Energy Storage Adj. EBITDA Margin22.0%

Stable. Margin came in at 22.0% ($167M/$759M), effectively flat vs Q4 2024 (21.7%). This stability suggests the business model is resilient at current price levels, supported by cost cuts.

Liquidity$3.2 Billion

Strong. Includes $1.6B in cash and $1.5B in revolver availability. Net Debt to Adjusted EBITDA stands at ~2.0x, providing ample buffer against volatility.

Adjusted EPS (Q4)-$0.53

Miss/Loss. While EBITDA grew, the bottom line remains in the red on an adjusted basis, though significantly improved from the -$1.09 loss in Q4 2024. The loss narrows as operations improve.

Guidance

2026 Net Sales ($10/kg Case)$4.1 - $4.3 billion

Stable (Ex-Ketjen). Headline number appears to drop from 2025 ($5.1B), but adjusting for the Ketjen divestiture (~$1.1B revenue), the core lithium business is effectively flat to slightly up at the $10/kg price point.

2026 Adjusted EBITDA ($10/kg Case)$0.9 - $1.0 billion

Stable. Comparing against 2025's $1.1B (which included ~$150M from Ketjen), the core business is holding steady. However, leverage to pricing is massive: at $20/kg, EBITDA guidance jumps to $2.4 - $2.6 billion.

2026 Capital Expenditures$550 - $600 million

Stable/Low. Maintaining the austerity levels of 2025 ($590M). This confirms the strategy of 'growth optionality' rather than committed expansion until prices recover.

Key Questions

Sustainability of Pricing Recovery

Energy Storage pricing turned positive (+6%) in Q4 after three quarters of deep declines. Is this a mix effect from contract timing, or do you see a structural tightening in the spot market?
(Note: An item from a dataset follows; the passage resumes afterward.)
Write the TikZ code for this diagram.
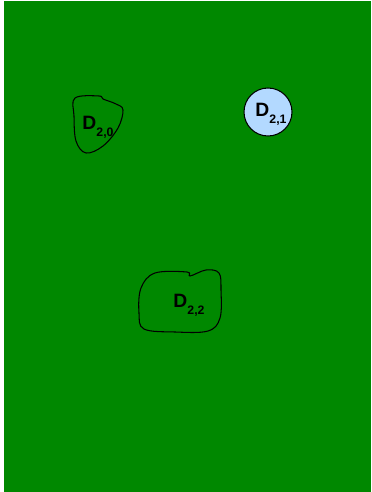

US Tax Asset Write-Down Implications

The valuation allowance on US tax assets suggests you don't expect taxable income there soon. Does this change your view on the timeline for ramping Kings Mountain or other US-based resources?

Volume Growth vs Market Share

With CapEx held flat at maintenance levels, how much volume growth can the existing asset base support in 2026 and 2027 before you need to sanction new projects?